Free particles from Brauer algebras in complex matrix models

TL;DR

This paper reveals hidden free particle structures in complex matrix models with U(N) symmetry, using Brauer algebra projections and Schur decomposition, with detailed analysis for N=2 and implications for string duals.

Contribution

It introduces a novel use of Brauer algebra basis to project onto free particle sectors in complex matrix models, linking gauge invariants to free fermion behavior.

Findings

Brauer algebra basis projects to free fermion sector

Complete characterization of gauge invariants for N=2

Identification of five commuting Hamiltonians for free particles

Abstract

The gauge invariant degrees of freedom of matrix models based on an N x N complex matrix, with U(N) gauge symmetry, contain hidden free particle structures. These are exhibited using triangular matrix variables via the Schur decomposition.
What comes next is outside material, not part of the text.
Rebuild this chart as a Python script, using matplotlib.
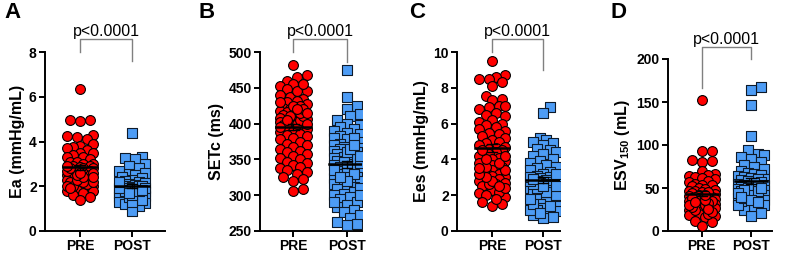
import numpy as np
import matplotlib
matplotlib.use("Agg")
import matplotlib.pyplot as plt

plt.rcParams['font.family'] = ['Liberation Sans', 'DejaVu Sans']
plt.rcParams['mathtext.fontset'] = 'custom'
plt.rcParams['mathtext.rm'] = 'Liberation Sans:bold'
plt.rcParams['mathtext.bf'] = 'Liberation Sans:bold'

groups = ["PRE", "POST"]

ea_pre = [6.35, 4.95, 4.95, 4.9, 4.3, 4.25, 4.2, 4.1, 3.9, 3.8, 3.75, 3.7, 3.6, 3.5,
          3.5, 3.4, 3.3, 3.3, 3.2, 3.1, 3.1, 3.0, 3.0, 2.9, 2.9, 2.85, 2.8, 2.8, 2.7,
          2.7, 2.6, 2.6, 2.5, 2.5, 2.4, 2.3, 2.3, 2.2, 2.1, 2.0, 1.95, 1.9, 1.9, 1.85,
          1.8, 1.8, 1.7, 1.6, 1.5, 1.4, 2.0, 2.1, 2.2, 2.3, 2.4, 2.5, 2.6, 2.7, 2.8,
          2.9, 2.0, 1.9, 2.2, 2.4, 2.6]
ea_post = [4.4, 3.3, 3.25, 3.2, 3.0, 2.9, 2.8, 2.7, 2.6, 2.55, 2.5, 2.4, 2.35, 2.3,
           2.25, 2.2, 2.15, 2.1, 2.05, 2.0, 2.0, 1.95, 1.9, 1.9, 1.85, 1.8, 1.75, 1.7,
           1.65, 1.6, 1.55, 1.5, 1.45, 1.4, 1.35, 1.3, 1.25, 1.2, 1.1, 0.9, 1.5, 1.6,
           1.7, 1.8, 1.9, 2.0, 1.4, 1.3, 1.6, 1.8, 2.0, 2.2, 1.9, 1.7, 1.85]

setc_pre = [482, 468, 465, 460, 455, 452, 448, 446, 440, 437, 435, 432, 430, 428, 425,
            422, 420, 418, 416, 414, 412, 410, 408, 406, 404, 402, 400, 398, 397, 396,
            395, 394, 392, 390, 388, 386, 384, 382, 380, 378, 375, 372, 370, 368, 365,
            362, 360, 357, 355, 352, 350, 347, 345, 342, 340, 338, 335, 332, 330, 325,
            323, 320, 309, 306, 400, 405, 410, 415, 420, 425, 430, 400, 410, 420, 445,
            455, 395, 405, 415]
setc_post = [475, 437, 424, 420, 414, 410, 405, 400, 398, 395, 392, 390, 387, 385, 382,
             380, 378, 375, 372, 370, 368, 366, 364, 362, 360, 358, 356, 354, 352, 350,
             348, 346, 344, 342, 340, 338, 336, 334, 332, 330, 328, 326, 324, 322, 320,
             318, 315, 312, 310, 308, 305, 302, 300, 297, 294, 290, 287, 284, 280, 276,
             272, 268, 263, 260, 258, 340, 350, 360, 330, 320, 345, 355, 365, 335, 325,
             310, 380, 300, 290, 370]

ees_pre = [9.5, 8.7, 8.6, 8.5, 8.5, 8.3, 8.1, 7.55, 7.4, 7.3, 7.0, 7.0, 6.9, 6.8, 6.6,
           6.5, 6.4, 6.2, 6.1, 6.0, 5.9, 5.8, 5.7, 5.6, 5.5, 5.4, 5.3, 5.2, 5.1, 5.0,
           4.9, 4.8, 4.7, 4.65, 4.6, 4.5, 4.4, 4.3, 4.2, 4.1, 4.0, 3.9, 3.8, 3.7, 3.6,
           3.5, 3.4, 3.3, 3.2, 3.1, 3.0, 2.9, 2.8, 2.7, 2.6, 2.5, 2.3, 2.1, 2.0, 1.9,
           1.6, 1.5, 1.4, 2.2, 2.4, 2.6, 2.8, 3.0, 3.2, 3.4, 3.6, 3.8, 4.0, 4.2, 2.5,
           3.5, 4.5, 1.8]
ees_post = [6.9, 6.6, 5.2, 5.1, 5.0, 4.9, 4.8, 4.6, 4.5, 4.4, 4.3, 4.2, 4.0, 3.9, 3.8,
            3.7, 3.6, 3.5, 3.4, 3.3, 3.2, 3.1, 3.0, 2.95, 2.9, 2.85, 2.8, 2.75, 2.7,
            2.6, 2.5, 2.4, 2.3, 2.2, 2.1, 2.0, 1.9, 1.8, 1.7, 1.6, 1.5, 1.4, 1.3, 1.2,
            1.1, 1.0, 0.9, 0.8, 0.75, 1.2, 1.5, 1.8, 2.0, 2.2, 2.4, 2.6, 2.8, 3.0, 1.0,
            1.4, 2.5, 2.9, 3.2, 2.5]

esv_pre = [152, 93, 93, 83, 81, 80, 70, 66, 65, 64, 63, 62, 60, 58, 57, 55, 54, 53, 52,
           50, 49, 48, 47, 46, 45, 44, 43, 42, 41, 40, 39, 38, 37, 36, 35, 34, 33, 32,
           31, 30, 29, 28, 27, 25, 23, 21, 20, 19, 18, 16, 12, 10, 6, 20, 25, 30, 35,
           40, 45, 28, 33, 38, 22, 26, 36, 42, 30, 34]
esv_post = [167, 164, 146, 111, 94, 90, 88, 86, 84, 80, 77, 75, 72, 70, 68, 66, 65, 64,
            63, 62, 61, 60, 59, 58, 57, 56, 55, 54, 53, 52, 51, 50, 49, 48, 47, 46, 45,
            44, 43, 42, 40, 38, 36, 33, 30, 27, 24, 21, 17, 35, 40, 45, 50, 30, 38, 42,
            48, 52, 44, 46, 36, 40, 34, 50]

panels = [
    dict(letter="A", pre=ea_pre, post=ea_post, ylabel="Ea (mmHg/mL)",
         ylim=(0, 8), yticks=[0, 2, 4, 6, 8], xlim=(-0.67, 1.63),
         box=(45, 165, 52), bracket=(8.58, 8.0, 7.6), lx=4),
    dict(letter="B", pre=setc_pre, post=setc_post, ylabel="SETc (ms)",
         ylim=(250, 500), yticks=[250, 300, 350, 400, 450, 500], xlim=(-0.62, 1.28),
         box=(260, 362, 52), bracket=(518, 500, 486), lx=199),
    dict(letter="C", pre=ees_pre, post=ees_post, ylabel="Ees (mmHg/mL)",
         ylim=(0, 10), yticks=[0, 2, 4, 6, 8, 10], xlim=(-0.69, 1.33),
         box=(457, 560, 52), bracket=(10.73, 10.0, 9.0), lx=409),
    dict(letter="D", pre=esv_pre, post=esv_post, ylabel=r"ESV$_{150}$ (mL)",
         ylim=(0, 200), yticks=[0, 50, 100, 150, 200], xlim=(-0.69, 1.43),
         box=(668, 772, 59), bracket=(214, 166, 200), lx=611),
]

W, H = 785, 254
BOTTOM = 231


def swarm_x(ax, vals, center, size_px, halfw):
    # simple beeswarm: place points bottom-up, nearest free offset from center
    vals = np.asarray(vals, dtype=float)
    t = ax.transData
    p0 = t.transform((0, 0))
    p1 = t.transform((1, 1))
    sx, sy = p1[0] - p0[0], p1[1] - p0[1]
    step = size_px * 0.35 / sx
    cands = [0.0]
    k = 1
    while k * step <= halfw:
        cands += [k * step, -k * step]
        k += 1
    placed = []
    xs = np.zeros(len(vals))
    for i in np.argsort(vals):
        py = vals[i] * sy
        best, best_d = 0.0, -1
        for off in cands:
            px = (center + off) * sx
            if placed:
                d = min(np.hypot(px - qx, py - qy) for qx, qy in placed)
            else:
                d = 1e9
            if d >= size_px * 0.8:
                best = off
                break
            if d > best_d:
                best, best_d = off, d
        xs[i] = center + best
        placed.append(((center + best) * sx, py))
    return xs


fig = plt.figure(figsize=(W / 100, H / 100), dpi=100)

for p in panels:
    x0, x1, ytop = p["box"]
    ax = fig.add_axes([x0 / W, 1 - BOTTOM / H, (x1 - x0) / W, (BOTTOM - ytop) / H])
    ax.set_xlim(*p["xlim"])
    ax.set_ylim(*p["ylim"])

    for i, (vals, mk, fc, ec) in enumerate([(p["pre"], "o", "#ff0000", "#000000"),
                                            (p["post"], "s", "#4d9cf5", "#0d1a2a")]):
        xs = swarm_x(ax, vals, i, 9.5, 0.3)
        ax.scatter(xs, vals, s=50 if mk == "o" else 42, marker=mk, facecolor=fc,
                   edgecolor=ec, linewidth=0.8, zorder=3)
        v = np.asarray(vals, dtype=float)
        m = v.mean()
        sem = v.std(ddof=1) / np.sqrt(len(v))
        ax.plot([i - 0.33, i + 0.33], [m, m], color="black", lw=1.8, zorder=4)
        ax.plot([i, i], [m - sem, m + sem], color="black", lw=1.0, zorder=4)
        ax.plot([i - 0.1, i + 0.1], [m - sem, m - sem], color="black", lw=1.0, zorder=4)
        ax.plot([i - 0.1, i + 0.1], [m + sem, m + sem], color="black", lw=1.0, zorder=4)

    yb, yl, yr = p["bracket"]
    ax.plot([0, 0, 1, 1], [yl, yb, yb, yr], color="#808080", lw=1.0,
            clip_on=False, zorder=2)
    ax.text(0.5, yb, "p<0.0001", ha="center", va="bottom", fontsize=11.5,
            transform=ax.transData, clip_on=False)

    ax.set_xticks([0, 1])
    ax.set_xticklabels(groups, fontsize=10, fontweight="bold")
    ax.set_yticks(p["yticks"])
    ax.set_yticklabels([str(t) for t in p["yticks"]], fontsize=10, fontweight="bold")
    ax.set_ylabel(p["ylabel"], fontsize=11.5, fontweight="bold", labelpad=3)
    for s in ("top", "right"):
        ax.spines[s].set_visible(False)
    for s in ("left", "bottom"):
        ax.spines[s].set_linewidth(1.4)
    ax.tick_params(width=1.4, length=4, pad=2)

    fig.text(p["lx"] / W, 1 - 13 / H, p["letter"], fontsize=16, fontweight="bold",
             va="center", ha="left")

fig.savefig("out.png", dpi=100)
The Brauer algebra basis for complex matrix models developed earlier is useful in projecting to a sector which matches the state counting of N free fermions on a circle. The Brauer algebra projection is characterized by the vanishing of a scale invariant laplacian constructed from the complex matrix. The special case of N=2 is studied in detail: the ring of gauge invariant functions as well as a ring of scale and gauge invariant differential operators are characterized completely. The orthonormal basis of wavefunctions in this special case is completely characterized by a set of five commuting Hamiltonians, which display free particle structures. Applications to the reduced matrix quantum mechanics coming from radial quantization in N=4 SYM are described. We propose that the string dual of the complex matrix harmonic oscillator quantum mechanics has an interpretation in terms of strings and branes in 2+1 dimensions.